▶ [Exercise aim] Images are not part of the copy; write out the rest of the data exactly as given.

▶ [Recorded information]
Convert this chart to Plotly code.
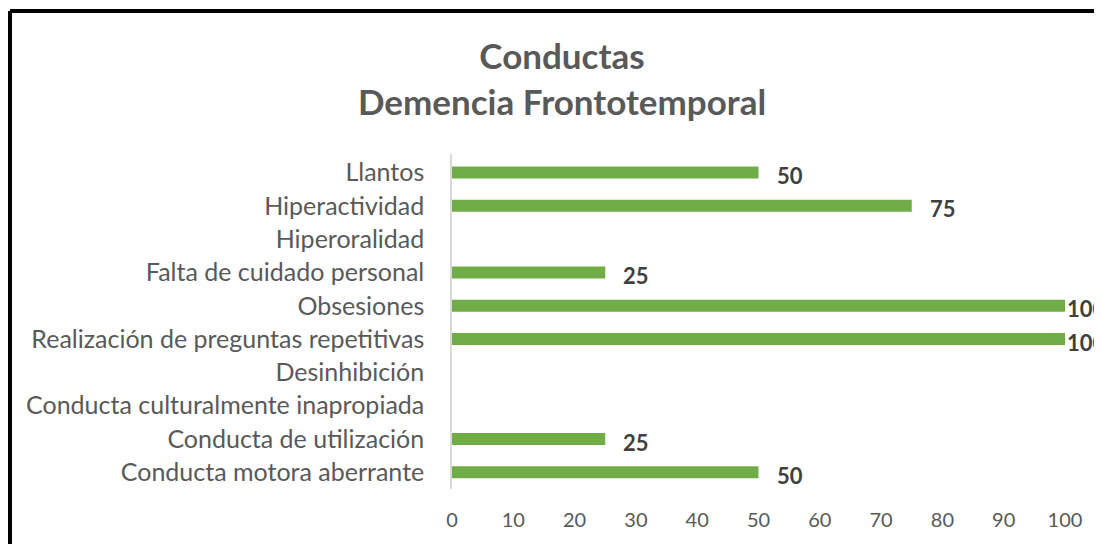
import plotly.graph_objects as go

categories = [
    "Llantos",
    "Hiperactividad",
    "Hiperoralidad",
    "Falta de cuidado personal",
    "Obsesiones",
    "Realización de preguntas repetitivas",
    "Desinhibición",
    "Conducta culturalmente inapropiada",
    "Conducta de utilización",
    "Conducta motora aberrante",
]
values = [50, 75, None, 25, 100, 100, None, None, 25, 50]
x_ticks = [0, 10, 20, 30, 40, 50, 60, 70, 80, 90, 100]

# page body has an 8px margin, so figure coords = reference coords - 8
W, H = 1094, 536
L, R, T, B = 444, 37, 146, 55
pw, ph = W - L - R, H - T - B

FONT = "Lato"
GRAY = "#595959"

fig = go.Figure()
fig.add_trace(go.Bar(
    y=categories, x=values, orientation="h",
    marker=dict(color="#70AD47", line=dict(width=0)),
    width=0.36, hoverinfo="x+y",
))

annotations = []
for c, v in zip(categories, values):
    if v is None:
        continue
    annotations.append(dict(
        x=v, y=c, xref="x", yref="y", text=f"<b>{v}</b>",
        xanchor="left", yanchor="middle", showarrow=False,
        xshift=16 if v < 100 else 0, yshift=-3,
        font=dict(family=FONT, size=22, color="#404040"),
    ))

fig.update_layout(
    width=W, height=H,
    margin=dict(l=L, r=R, t=T, b=B, autoexpand=False),
    paper_bgcolor="white", plot_bgcolor="white",
    showlegend=False,
    title=dict(
        text="<b>Conductas</b><br><b>Demencia Frontotemporal</b>",
        x=554 / W, xref="container", xanchor="center",
        y=1 - 61 / H, yref="container", yanchor="middle",
        font=dict(family=FONT, size=35, color=GRAY),
    ),
    xaxis=dict(
        range=[0, 100], tickvals=x_ticks, showgrid=False, zeroline=False,
        showline=False, ticks="", ticklabelstandoff=17,
        tickfont=dict(family=FONT, size=20, color=GRAY),
        fixedrange=True,
    ),
    yaxis=dict(
        autorange="reversed", showgrid=False, zeroline=False,
        showline=True, linecolor="#D9D9D9", linewidth=1.5,
        ticks="", ticklabelstandoff=21,
        tickfont=dict(family=FONT, size=25, color=GRAY),
        fixedrange=True,
    ),
    annotations=annotations,
)

# outer chart border (thick black, left and top edges visible)
bx = (2 - L) / pw
by = (H - B - 3) / ph
fig.add_shape(type="line", xref="paper", yref="paper", x0=bx, x1=bx, y0=-1, y1=by,
              line=dict(color="black", width=4))
fig.add_shape(type="line", xref="paper", yref="paper", x0=bx, x1=2, y0=by, y1=by,
              line=dict(color="black", width=4))

fig.update_traces(cliponaxis=False)
fig.write_html("out.html")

▶ [Solution for this exercise]
Convert this chart to Plotly code.
import plotly.graph_objects as go

categories = [
    "Llantos",
    "Hiperactividad",
    "Hiperoralidad",
    "Falta de cuidado personal",
    "Obsesiones",
    "Realización de preguntas repetitivas",
    "Desinhibición",
    "Conducta culturalmente inapropiada",
    "Conducta de utilización",
    "Conducta motora aberrante",
]
values = [50, 75, None, 25, 100, 100, None, None, 25, 50]
x_ticks = [0, 10, 20, 30, 40, 50, 60, 70, 80, 90, 100]

# page body has an 8px margin, so figure coords = reference coords - 8
W, H = 1094, 536
L, R, T, B = 444, 37, 146, 55
pw, ph = W - L - R, H - T - B

FONT = "Lato"
GRAY = "#595959"

fig = go.Figure()
fig.add_trace(go.Bar(
    y=categories, x=values, orientation="h",
    marker=dict(color="#70AD47", line=dict(width=0)),
    width=0.36, hoverinfo="x+y",
))

annotations = []
for c, v in zip(categories, values):
    if v is None:
        continue
    annotations.append(dict(
        x=v, y=c, xref="x", yref="y", text=f"<b>{v}</b>",
        xanchor="left", yanchor="middle", showarrow=False,
        xshift=16 if v < 100 else 0, yshift=-3,
        font=dict(family=FONT, size=22, color="#404040"),
    ))

fig.update_layout(
    width=W, height=H,
    margin=dict(l=L, r=R, t=T, b=B, autoexpand=False),
    paper_bgcolor="white", plot_bgcolor="white",
    showlegend=False,
    title=dict(
        text="<b>Conductas</b><br><b>Demencia Frontotemporal</b>",
        x=554 / W, xref="container", xanchor="center",
        y=1 - 61 / H, yref="container", yanchor="middle",
        font=dict(family=FONT, size=35, color=GRAY),
    ),
    xaxis=dict(
        range=[0, 100], tickvals=x_ticks, showgrid=False, zeroline=False,
        showline=False, ticks="", ticklabelstandoff=17,
        tickfont=dict(family=FONT, size=20, color=GRAY),
        fixedrange=True,
    ),
    yaxis=dict(
        autorange="reversed", showgrid=False, zeroline=False,
        showline=True, linecolor="#D9D9D9", linewidth=1.5,
        ticks="", ticklabelstandoff=21,
        tickfont=dict(family=FONT, size=25, color=GRAY),
        fixedrange=True,
    ),
    annotations=annotations,
)

# outer chart border (thick black, left and top edges visible)
bx = (2 - L) / pw
by = (H - B - 3) / ph
fig.add_shape(type="line", xref="paper", yref="paper", x0=bx, x1=bx, y0=-1, y1=by,
              line=dict(color="black", width=4))
fig.add_shape(type="line", xref="paper", yref="paper", x0=bx, x1=2, y0=by, y1=by,
              line=dict(color="black", width=4))

fig.update_traces(cliponaxis=False)
fig.write_html("out.html")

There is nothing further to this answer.